If $\tan \theta =\dfrac{p}{q}$, then find the value of the expression $\dfrac{p\sin \theta -q\cos \theta }{p\sin \theta +q\cos \theta }$

Answer 1

Hint: Use the fact that $\tan \theta =\dfrac{\sin \theta }{\cos \theta }$. Hence assume that $\sin \theta =pk,\cos \theta =qk$. Hence find the value of $p\sin \theta +q\cos \theta $ and the value of $p\sin \theta -q\cos \theta $. Divide the two expressions and hence find the value of $\dfrac{p\sin \theta -q\cos \theta }{p\sin \theta +q\cos \theta }$. Alternatively divide the numerator and the denominator of the expression $\dfrac{p\sin \theta -q\cos \theta }{p\sin \theta +q\cos \theta }$ by $\cos \theta $ and use the fact that $\tan \theta =\dfrac{\sin \theta }{\cos \theta }$ and hence find the value of the given expression.

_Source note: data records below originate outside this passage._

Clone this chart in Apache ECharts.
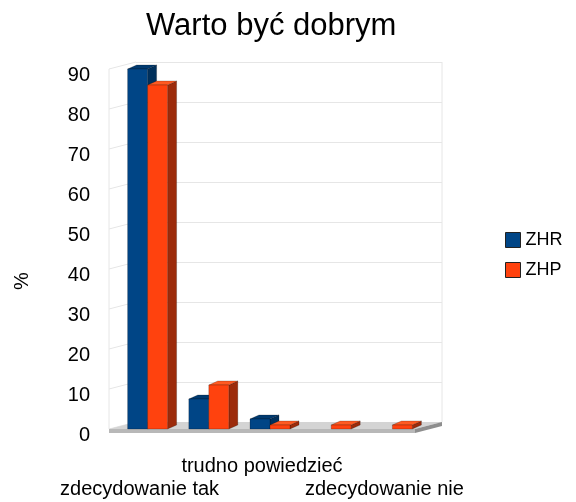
<!DOCTYPE html>
<html>
<head>
<meta charset="utf-8">
<script src="https://cdn.jsdelivr.net/npm/echarts@6/dist/echarts.min.js"></script>
<style>
  html, body { margin: 0; padding: 0; background: #fff; }
  #main { width: 576px; height: 502px; }
</style>
</head>
<body>
<div id="main"></div>
<script>
// Warto być dobrym - ZHR / ZHP

var categories = ["zdecydowanie tak", "raczej tak", "trudno powiedzieć", "raczej nie", "zdecydowanie nie"];
var zhr = [90, 7.5, 2.5, 0, 0];
var zhp = [86, 11, 1, 1, 1];
var yTicks = [0, 10, 20, 30, 40, 50, 60, 70, 80, 90];

var chartDom = document.getElementById("main");
var myChart = echarts.init(chartDom);

// pseudo 3D look
var BAR_W = 20;
var SHIFT = 8;
var BDX = 9, BDY = -4;   // bar depth
var WDX = 27, WDY = -7;  // floor / wall depth

function barRenderer(idx, front, top, side) {
  return function (params, api) {
    var cat = api.value(0);
    var val = api.value(1);
    if (!val) return;
    var p1 = api.coord([cat, val]);
    var p0 = api.coord([cat, 0]);
    var x0 = p0[0] + SHIFT + (idx === 0 ? -BAR_W : 0);
    var x1 = x0 + BAR_W;
    var y0 = p0[1], y1 = p1[1];
    var line = { stroke: "rgba(0,0,0,0.35)", lineWidth: 0.6 };
    return {
      type: "group",
      children: [
        {
          type: "polygon",
          shape: { points: [[x1, y0], [x1, y1], [x1 + BDX, y1 + BDY], [x1 + BDX, y0 + BDY]] },
          style: Object.assign({ fill: side }, line)
        },
        {
          type: "polygon",
          shape: { points: [[x0, y1], [x1, y1], [x1 + BDX, y1 + BDY], [x0 + BDX, y1 + BDY]] },
          style: Object.assign({ fill: top }, line)
        },
        {
          type: "rect",
          shape: { x: x0, y: y1, width: BAR_W, height: y0 - y1 },
          style: Object.assign({ fill: front }, line)
        }
      ]
    };
  };
}

function floorRenderer(params, api) {
  var band = api.size([1, 0])[0];
  var a = api.coord([0, 0]);
  var b = api.coord([categories.length - 1, 0]);
  var xl = a[0] - band / 2, xr = b[0] + band / 2, y0 = a[1];
  return {
    type: "group",
    children: [
      {
        type: "polygon",
        shape: { points: [[xl, y0], [xr, y0], [xr + WDX, y0 + WDY], [xl + WDX, y0 + WDY]] },
        style: { fill: "#d4d4d4" }
      },
      {
        type: "rect",
        shape: { x: xl, y: y0, width: xr - xl, height: 4 },
        style: { fill: "#b8b8b8" }
      },
      {
        type: "polygon",
        shape: { points: [[xr, y0], [xr + WDX, y0 + WDY], [xr + WDX, y0 + WDY + 4], [xr, y0 + 4]] },
        style: { fill: "#8e8e8e" }
      }
    ]
  };
}

function wallRenderer(params, api) {
  var band = api.size([1, 0])[0];
  var v = api.value(1);
  var p = api.coord([0, v]);
  var p0 = api.coord([0, 0]);
  var pr = api.coord([categories.length - 1, v]);
  var xl = p[0] - band / 2;
  var xr = pr[0] + band / 2;
  var st = { stroke: "#e6e6e6", lineWidth: 1 };
  var kids = [
    { type: "line", shape: { x1: xl, y1: p[1], x2: xl + WDX, y2: p[1] + WDY }, style: st }
  ];
  if (v === yTicks[yTicks.length - 1]) {
    kids.push({ type: "line", shape: { x1: xl, y1: p[1], x2: xl, y2: p0[1] }, style: st });
    kids.push({ type: "line", shape: { x1: xr + WDX, y1: p[1] + WDY, x2: xr + WDX, y2: p0[1] + WDY }, style: st });
  }
  return { type: "group", children: kids };
}

var catLabel = { fontSize: 20, color: "#000" };

var option = {
  textStyle: { fontFamily: "Liberation Sans" },
  title: {
    text: "Warto być dobrym",
    left: 141,
    top: 6,
    textStyle: { fontSize: 31, fontWeight: "normal", color: "#000", fontFamily: "Liberation Sans" }
  },
  legend: {
    orient: "vertical",
    left: 500,
    top: 226,
    itemWidth: 15,
    itemHeight: 15,
    itemGap: 12,
    icon: "rect",
    itemStyle: { borderColor: "#222", borderWidth: 1 },
    textStyle: { fontSize: 18, color: "#000" },
    data: ["ZHR", "ZHP"]
  },
  graphic: [
    {
      type: "text",
      x: 12,
      y: 290,
      rotation: Math.PI / 2,
      style: { text: "%", fontSize: 20, fill: "#000", fontFamily: "Liberation Sans" }
    }
  ],
  grid: [
    // front plane (bars)
    { left: 109, right: 161, top: 69, bottom: 73 },
    // back wall
    { left: 136, right: 134, top: 62, bottom: 80 },
    // axis labels
    { left: 109, right: 161, top: 75, bottom: 67 }
  ],
  xAxis: [
    {
      type: "category",
      gridIndex: 0,
      position: "bottom",
      data: categories,
      axisLine: { show: false },
      axisTick: { show: false },
      axisLabel: Object.assign({
        interval: function (index) { return index === 2; },
        margin: 27
      }, catLabel)
    },
    { type: "category", gridIndex: 1, data: categories, show: false },
    { type: "category", gridIndex: 2, data: categories, show: false },
    {
      // second (staggered) row of category labels
      type: "category",
      gridIndex: 0,
      position: "bottom",
      offset: 0,
      data: categories,
      axisLine: { show: false },
      axisTick: { show: false },
      splitLine: { show: false },
      axisLabel: Object.assign({
        interval: function (index) { return index === 0 || index === 4; },
        margin: 50
      }, catLabel)
    }
  ],
  yAxis: [
    { type: "value", gridIndex: 0, min: 0, max: 90, interval: 10, show: false },
    {
      type: "value",
      gridIndex: 1,
      min: 0,
      max: 90,
      interval: 10,
      axisLabel: { show: false },
      axisLine: { show: false },
      axisTick: { show: false },
      splitLine: { lineStyle: { color: "#e6e6e6" } }
    },
    {
      type: "value",
      gridIndex: 2,
      min: 0,
      max: 90,
      interval: 10,
      axisLine: { show: false },
      axisTick: { show: false },
      splitLine: { show: false },
      axisLabel: { fontSize: 20, color: "#000", margin: 19 }
    }
  ],
  series: [
    {
      type: "custom",
      name: "wall",
      xAxisIndex: 0,
      yAxisIndex: 0,
      silent: true,
      clip: false,
      renderItem: wallRenderer,
      data: yTicks.map(function (v) { return [0, v]; }),
      z: 1
    },
    {
      type: "custom",
      name: "floor",
      xAxisIndex: 0,
      yAxisIndex: 0,
      silent: true,
      clip: false,
      renderItem: floorRenderer,
      data: [[0, 0]],
      z: 2
    },
    {
      type: "custom",
      name: "ZHR",
      xAxisIndex: 0,
      yAxisIndex: 0,
      clip: false,
      itemStyle: { color: "#004586" },
      renderItem: barRenderer(0, "#004586", "#003a70", "#00305c"),
      encode: { x: 0, y: 1 },
      data: zhr.map(function (v, i) { return [i, v]; }),
      z: 3
    },
    {
      type: "custom",
      name: "ZHP",
      xAxisIndex: 0,
      yAxisIndex: 0,
      clip: false,
      itemStyle: { color: "#ff420e" },
      renderItem: barRenderer(1, "#ff420e", "#ff5a22", "#9c2b0b"),
      encode: { x: 0, y: 1 },
      data: zhp.map(function (v, i) { return [i, v]; }),
      z: 4
    }
  ]
};

option && myChart.setOption(option);
</script>
</body>
</html>
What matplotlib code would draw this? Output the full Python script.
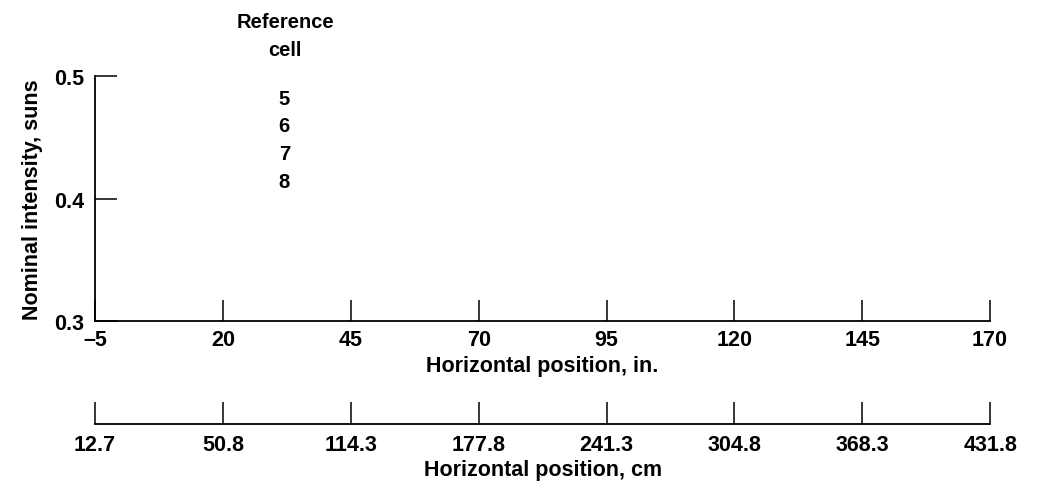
import matplotlib.pyplot as plt

plt.rcParams['font.family'] = ['Liberation Sans', 'DejaVu Sans']
plt.rcParams['font.weight'] = 'bold'

# data: tick values / labels
in_ticks = [-5, 20, 45, 70, 95, 120, 145, 170]
cm_labels = ['12.7', '50.8', '114.3', '177.8', '241.3', '304.8', '368.3', '431.8']
y_ticks = [0.3, 0.4, 0.5]
ref_cells = ['5', '6', '7', '8']

fig = plt.figure(figsize=(10.42, 4.89), dpi=100)

# main axes (inches)
ax = fig.add_axes([0.0912, 0.3415, 0.859, 0.501])
ax.set_xlim(-5, 170)
ax.set_ylim(0.3, 0.5)
for s in ['top', 'right']:
    ax.spines[s].set_visible(False)
for s in ['left', 'bottom']:
    ax.spines[s].set_linewidth(1.3)
ax.set_xticks(in_ticks)
ax.set_xticklabels([str(t).replace('-', '\u2013') for t in in_ticks])
ax.set_yticks(y_ticks)
ax.set_yticklabels(['%.1f' % t for t in y_ticks])
ax.tick_params(axis='x', direction='in', length=15, width=1.1, pad=6, labelsize=15.5)
ax.tick_params(axis='y', direction='in', length=16, width=1.1, pad=8, labelsize=15.5)
ax.set_xlabel('Horizontal position, in.', fontsize=15.5, fontweight='bold', labelpad=3)
ax.set_ylabel('Nominal intensity, suns', fontsize=15.5, fontweight='bold', labelpad=8)

# legend-like label block
fig.text(285 / 1042, 1 - 23 / 489, 'Reference', ha='center', va='center',
         fontsize=14.5, fontweight='bold')
fig.text(285 / 1042, 1 - 51 / 489, 'cell', ha='center', va='center',
         fontsize=14.5, fontweight='bold')
for i, c in enumerate(ref_cells):
    ax.text(32, 0.482 - i * 0.0228, c, ha='center', va='center', fontsize=14.5,
            fontweight='bold')

# secondary scale (cm)
ax2 = fig.add_axes([0.0912, 0.131, 0.859, 0.05])
ax2.set_xlim(-5, 170)
ax2.set_ylim(0, 1)
for s in ['top', 'right', 'left']:
    ax2.spines[s].set_visible(False)
ax2.spines['bottom'].set_linewidth(1.3)
ax2.patch.set_alpha(0)
ax2.set_yticks([])
ax2.set_xticks(in_ticks)
ax2.set_xticklabels(cm_labels)
ax2.tick_params(axis='x', direction='in', length=16, width=1.1, pad=7, labelsize=15.5)
ax2.set_xlabel('Horizontal position, cm', fontsize=15.5, fontweight='bold', labelpad=3)

fig.savefig('out.png', dpi=100)
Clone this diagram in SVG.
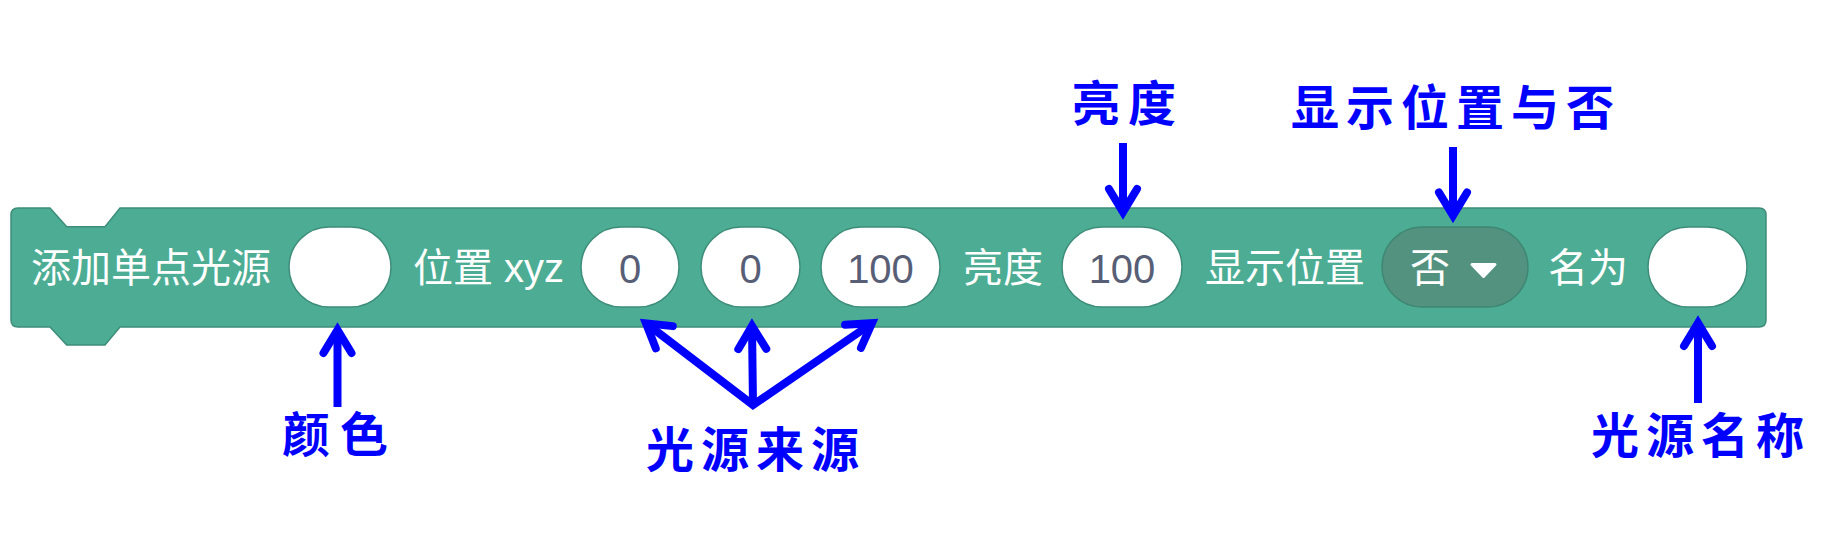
<svg xmlns="http://www.w3.org/2000/svg" width="1845" height="554" viewBox="0 0 1845 554">
<style>
.blk{fill:#4CAD94;stroke:#3E8D7A;stroke-width:1.5}
.slot{fill:#FFFFFF;stroke:#3E8D7A;stroke-width:1.5}
.drop{fill:#53927F;stroke:#3E8772;stroke-width:1.5}
.lbl{font-family:"Liberation Sans","Noto Sans CJK SC",sans-serif;font-size:40px;fill:#FFFFFF}
.num{font-family:"Liberation Sans",sans-serif;font-size:40px;fill:#575E75;text-anchor:middle}
.note{font-family:"Noto Sans CJK SC",sans-serif;font-size:48px;font-weight:bold;fill:#0000FF}
.conn{fill:none;stroke:#0000FF;stroke-width:8;stroke-linecap:butt;stroke-linejoin:miter}
</style>
<defs>
<marker id="ah" markerUnits="userSpaceOnUse" viewBox="-32 -24 44 48" markerWidth="44" markerHeight="48" refX="0" refY="0" orient="auto-start-reverse">
<path d="M-23,-14 L0,0 L-23,14" fill="none" stroke="#0000FF" stroke-width="8" stroke-linecap="round" stroke-linejoin="miter"/>
</marker>
</defs>
<rect width="1845" height="554" fill="#FFFFFF"/>
<g id="block">
<path class="blk" d="M18,208 L50,208 L66.7,226.7 L105,226.7 L120,208 L1759,208 Q1766,208 1766,215 L1766,320 Q1766,327 1759,327 L120,327 L105,345 L66.7,345 L50,327 L18,327 Q11,327 11,320 L11,215 Q11,208 18,208 Z"/>
<text class="lbl" x="31" y="282">添加单点光源</text>
<text class="lbl" x="413" y="282">位置 xyz</text>
<text class="lbl" x="963" y="282">亮度</text>
<text class="lbl" x="1205" y="282">显示位置</text>
<text class="lbl" x="1548" y="282">名为</text>
</g>
<g id="field-color"><rect class="slot" x="289" y="227" width="102" height="80" rx="40"/></g>
<g id="field-x"><rect class="slot" x="581" y="227" width="98" height="80" rx="40"/><text class="num" x="630" y="283">0</text></g>
<g id="field-y"><rect class="slot" x="701" y="227" width="99" height="80" rx="40"/><text class="num" x="750.5" y="283">0</text></g>
<g id="field-z"><rect class="slot" x="821" y="227" width="119" height="80" rx="40"/><text class="num" x="880.5" y="283">100</text></g>
<g id="field-brightness"><rect class="slot" x="1062" y="227" width="120" height="80" rx="40"/><text class="num" x="1122" y="283">100</text></g>
<g id="field-show">
<rect class="drop" x="1382" y="227" width="146" height="80" rx="40"/>
<text class="lbl" x="1410" y="282">否</text>
<path d="M1472,264.5 L1495,264.5 L1483.5,276.5 Z" fill="#FFFFFF" stroke="#FFFFFF" stroke-width="3" stroke-linejoin="round"/>
</g>
<g id="field-name"><rect class="slot" x="1648" y="227" width="99" height="80" rx="40"/></g>
<g id="label-color"><text class="note" x="282" y="452" letter-spacing="10">颜色</text></g>
<g id="label-source"><text class="note" x="646" y="467" letter-spacing="7">光源来源</text></g>
<g id="label-brightness"><text class="note" x="1072" y="121" letter-spacing="8">亮度</text></g>
<g id="label-show"><text class="note" x="1291" y="125" letter-spacing="7">显示位置与否</text></g>
<g id="label-name"><text class="note" x="1591" y="453" letter-spacing="7">光源名称</text></g>
<g id="connectors">
<path class="conn" d="M337.5,407 L337.5,330" marker-end="url(#ah)"/>
<path class="conn" d="M646,323.3 L753,405 L872,323.2" marker-start="url(#ah)" marker-end="url(#ah)"/>
<path class="conn" d="M753,406 L752,326" marker-end="url(#ah)"/>
<path class="conn" d="M1123,143 L1123,212" marker-end="url(#ah)"/>
<path class="conn" d="M1453,147 L1453,215.5" marker-end="url(#ah)"/>
<path class="conn" d="M1698,403 L1698,323" marker-end="url(#ah)"/>
</g>
</svg>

Complete step by step answer:
We know that $\tan \theta =\dfrac{\sin \theta }{\cos \theta }$
Hence, we have
$\dfrac{\sin \theta }{\cos \theta }=\dfrac{p}{q}$
Let $\sin \theta =pk$ and $\cos \theta =qk$
Hence, we have
$p\sin \theta +q\cos \theta =p\left( pk \right)+q\left( qk \right)={{p}^{2}}k+{{q}^{2}}k$
Taking k common from the terms on RHS, we get
$p\sin \theta +q\cos \theta =k\left( {{p}^{2}}+{{q}^{2}} \right)$
Similarly, we have
$p\sin \theta -q\cos \theta =p\left( pk \right)-q\left( qk \right)=\left( {{p}^{2}}-{{q}^{2}} \right)k$
Hence, we have
$\dfrac{p\sin \theta -q\cos \theta }{p\sin \theta +q\cos \theta }=\dfrac{{{p}^{2}}-{{q}^{2}}}{{{p}^{2}}+{{q}^{2}}}$

Hence the value of $\dfrac{p\sin \theta -q\cos \theta }{p\sin \theta +q\cos \theta }$ is $\dfrac{{{p}^{2}}-{{q}^{2}}}{{{p}^{2}}+{{q}^{2}}}$

Note: Alternative Solution: Best Method
We can solve the above question using componendo-dividendo which states that if $\dfrac{a}{b}=\dfrac{c}{d}$, then $\dfrac{a-b}{a+b}=\dfrac{c-d}{c+d}$
We know that $\tan \theta =\dfrac{\sin \theta }{\cos \theta }$
Hence, we have
$\dfrac{\sin \theta }{\cos \theta }=\dfrac{p}{q}$
Multiplying both sides by $\dfrac{p}{q}$, we get
$\dfrac{p\sin \theta }{q\cos \theta }=\dfrac{{{p}^{2}}}{{{q}^{2}}}$
Applying componendo-dividendo, we get
$\dfrac{p\sin \theta -q\cos \theta }{p\sin \theta +q\cos \theta }=\dfrac{{{p}^{2}}-{{q}^{2}}}{{{p}^{2}}+{{q}^{2}}}$, which is the same as obtained above
[2] Alternative Solution:
Dividing numerator and denominator of the expression $\dfrac{p\sin \theta -q\cos \theta }{p\sin \theta +q\cos \theta }$ by $\cos \theta $, we get
$\dfrac{p\sin \theta -q\cos \theta }{p\sin \theta +q\cos \theta }=\dfrac{\dfrac{p\sin \theta -q\cos \theta }{\cos \theta }}{\dfrac{p\sin \theta +q\cos \theta }{\cos \theta }}$
We know that $\dfrac{a\pm b}{c}=\dfrac{a}{c}\pm \dfrac{b}{c}$
Using the above identity, we get
$\dfrac{p\sin \theta -q\cos \theta }{p\sin \theta +q\cos \theta }=\dfrac{p\dfrac{\sin \theta }{\cos \theta }-q}{p\dfrac{\sin \theta }{\cos \theta }+q}$
We know that $\tan \theta =\dfrac{p}{q}$
Hence, we have
$\dfrac{p\sin \theta -q\cos \theta }{p\sin \theta +q\cos \theta }=\dfrac{p\left( \dfrac{p}{q} \right)-q}{p\left( \dfrac{p}{q} \right)+q}$
Multiplying numerator and denominator of RHS by q, we get
$\dfrac{p\sin \theta -q\cos \theta }{p\sin \theta +q\cos \theta }=\dfrac{{{p}^{2}}-{{q}^{2}}}{{{p}^{2}}+{{q}^{2}}}$, which is the same as obtained above.